注意：当在中括号里面的开始加上^，则表示除了括号中的内容剩下的可取，如a[^a-z]e

（3）重复元字符

元字符	说明
{n,m}	数量范围贪婪符，指定左边原子的数量范围，有{n}，{n,}，{,m}，{n,m}四种写法，其中n与m必须是非负整数。 {n}代表重复n次 {n,}代表重复n至无穷次 {,m}代表重复0至m次 {n,m}代表重复n至m次
*	指定左边原子出现0次或多次，等同{0,}
+	指定左边原子出现1次或者多次，等同于{1,}
？	指定左边原子出现0次或者1次，等同于{0,1}

注意：

重复默认为贪婪匹配，可以通过在重复符右边加一个？取消贪婪匹配，按照非贪婪模式匹配

（4）^和$

reg为正则表达式，str为字符串。

^：匹配字符串的开始
如果reg中以^开始，则表示str中的字符开始得和reg开始相同

str = "/abc/def/yuan/blog/1990/2/xxx/yyy"
reg = "^/yuan/blog/[0-9]{4}/[0-9]{1,2}"
ret = re.findall(reg,path)

// ret: ['/yuan/blog/1990/2']

$：匹配字符串的末尾
如果reg中以$结尾，则表示str中的字符结尾不能再有其他内容了

str = "/abc/def/yuan/blog/1990/2"
reg = "/yuan/blog/[0-9]{4}/[0-9]{1,2}/$"
ret = re.findall(reg,path)

// ret: ['/yuan/blog/1990/2']

（5）转义符\

赋予某些普通符号特殊功能

元字符	描述
`\d`	匹配一个数字原子，等价于 `[0-9]`。
`\D`	匹配一个非数字原子。等价于 `[^0-9]` 或 `[^\d]，包括空格`。
`\w`	匹配一个包括下划线的单词原子。等价于 `[A-Za-z0-9_]`。
`\W`	匹配任何非单词字符。等价于 `[^A-Za-z0-9_]` 或 `[^\w]`。
`\n`	匹配一个换行符
`\t`	匹配一个制表符，tab键
`\s`	匹配一个任意空白字符原子，包括空格、制表符、换页符等等。
`\S`	匹配一个任意非空白字符原子。
`\b`	匹配一个单词边界原子，也就是指单词和非单词原子值间的位置。单词原子包括a-z、A-Z、0-9
`\B`	匹配一个非单词边界原子，等价于 `[^\b]`。

在python语言中\也是转义符，为了防止\在re处理前被python处理，所以得再多加一个\；也可以再前面加个r即可

import re

s = "yuan 23 rain 188 alvin 5 eric 9999"

ret = re.findall("\\d+",s);
ret = re.findall(r"\d+",s); // 也可以使用r

s = "The cat set on the caterpillar.I love cat!"
ret =  re.findall(r"cat\b",s)

// ['cat','cat']

取消特殊功能符号以普通化

元字符都是特殊功能符号

s = "https://wwwwxxx.com/,https://www.baidu.com/,yuan,rain,http://www.jd.com/,https://www.taobao.com"
ret = re.findall(r"http?://www\.[a-z]*?\.com",s)

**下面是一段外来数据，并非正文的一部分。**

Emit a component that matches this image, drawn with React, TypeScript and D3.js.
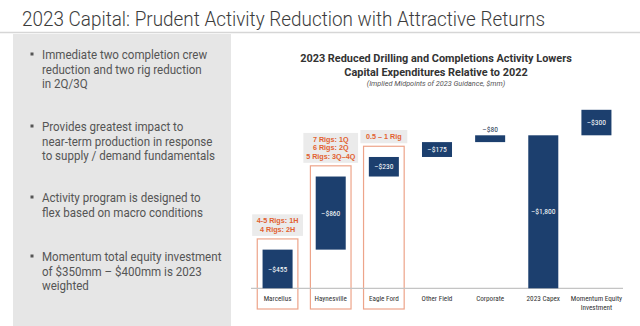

// ['https://wwwwxxx.com/','https://www.baidu.com/','https://www.taobao.com']

（6）()分组与优先提取

分组：

s = "apple banana peach orange aaa appleappleapple appleapple"
ret = re.findall("(?:apple){2,3}",s) // ['appleappleapple','appleapple']

优先提取：从规则中提取内容

text = """
Visit us at user@qq.com for more info.
Contact support at support@qq.com.
Also,check out admin@my163.com and info@163.com
"""

re.findall(r"\b[\w.-]+@\w*163\.com\b",txt) // ['admin@my163.com','info@163.com']
re.findall(r"\b([\w.-]+)@\w*163\.com\b",txt) // ['admin','info']

取消优先提取 ?:

（7）| 或

text = "I like apple,banana,and orange.I also enjoy grapes."
pattern = r"apple|banana|orange"
matches = re.findall(pattern,text) // ['apple','banana','orange']

text = """
Visit us at example.com for more information.
You can also check out mysite.cn and partner-site.com.
Don't forget about blog-example.com or support@service.cn.
"""

ret = re.findall(r"\b[\w.-]+\.cn|\b[\w.-]+\.com", text)
// ['example.com', 'mysite.cn', 'partner-site.com', 'blog-example.com', 'service.cn']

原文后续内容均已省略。